Additionally, aggregators also enable traders to fill trades at the best execution price possible across a range of liquidity sources.
A liquidity provider delivers one of the most vital components to the market: liquidity. Liquidity is provided by market makers in the conventional stock market: investment corporations, major trading firms, and institutional investors such as giant banks or hedge funds, that trade in massive quantities of assets. They provide markets the option to quickly execute a deal without waiting for a counterparty to accept the trader’s proposal, bid, or ask in exchange terms.
Liquidity aggregators link institutions and ordinary investors through the aggregation infrastructure, where these orders may be routed and executed by combining orders from integrated exchanges.

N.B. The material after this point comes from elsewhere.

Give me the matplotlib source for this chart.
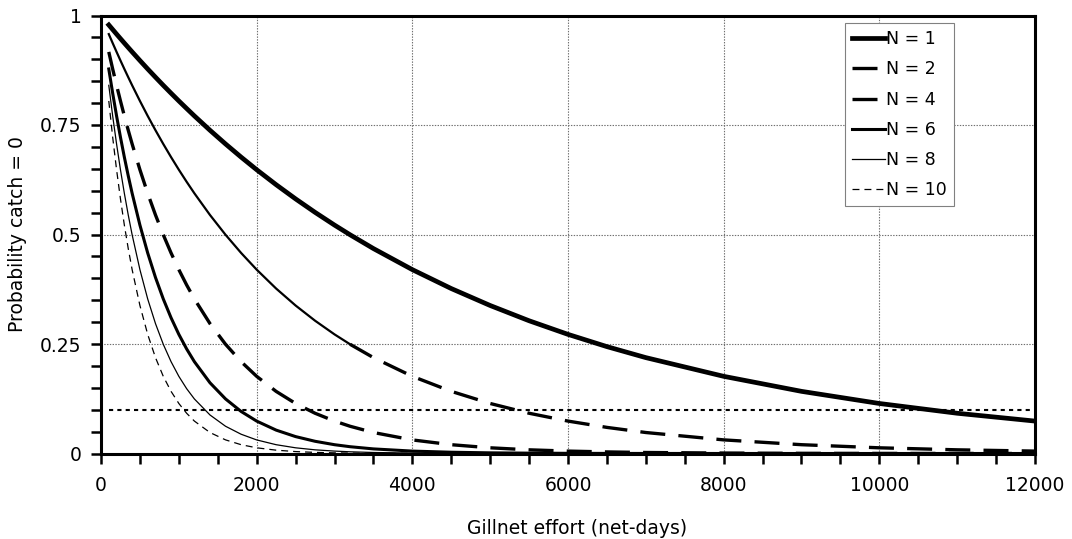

Currently, the most successful digital asset liquidity aggregators focus on aggregating exchange liquidity and use quant-based methods to try and provide what is known as best execution—a law in the traditional markets that requires broker platforms to place the interests of clients first above incentives, such as soft dollars, offered by trade routing entities, and provide those clients with a single-window solution that provides the best price for a selected stock across all markets, hence aggregating the best price. In the digital assets case, it’s aggregating the liquidity from various exchanges, for example.
In its simplest form, FLUID is a liquidity aggregator that will provide a professional trading system and access to liquidity for the digital asset market. FLUID’s competitive advantage is that it uses AI quant-based strategies to deliver a high throughput service to its customers versus other top solutions that only offer quant-based solutions.
The FLUID platform works by plugging into exchange customers’ APIs and combining liquidity from top CEXes, DEXes, and market makers into the universal FLUID global order book. This allows all clients to access the FLUID proprietary global order book and display it to their traders while in turn instantly increasing deep liquidity for all member exchanges, liquidity seekers, and providers.
Irrefutably, the need of the hour is cross-chain liquidity aggregators. FLUID offers a frictionless blockchain-based solution that replicates institutional-grade liquidity aggregation in the global markets using best-in-class MPC wallets. FLUID gathers liquidity from spot, futures, derivatives, STO, and SCO markets to provide real-time price updates, AI Quant-driven strategies, and low latency and trading expenses to its users.
FLUID has a faster and more secure infrastructure that is designed keeping in mind future regulatory compliance requirements. It will also benefit investors by allowing them to trade high volumes of bitcoins and altcoins without impacting the price and affecting the market at ultra-low costs.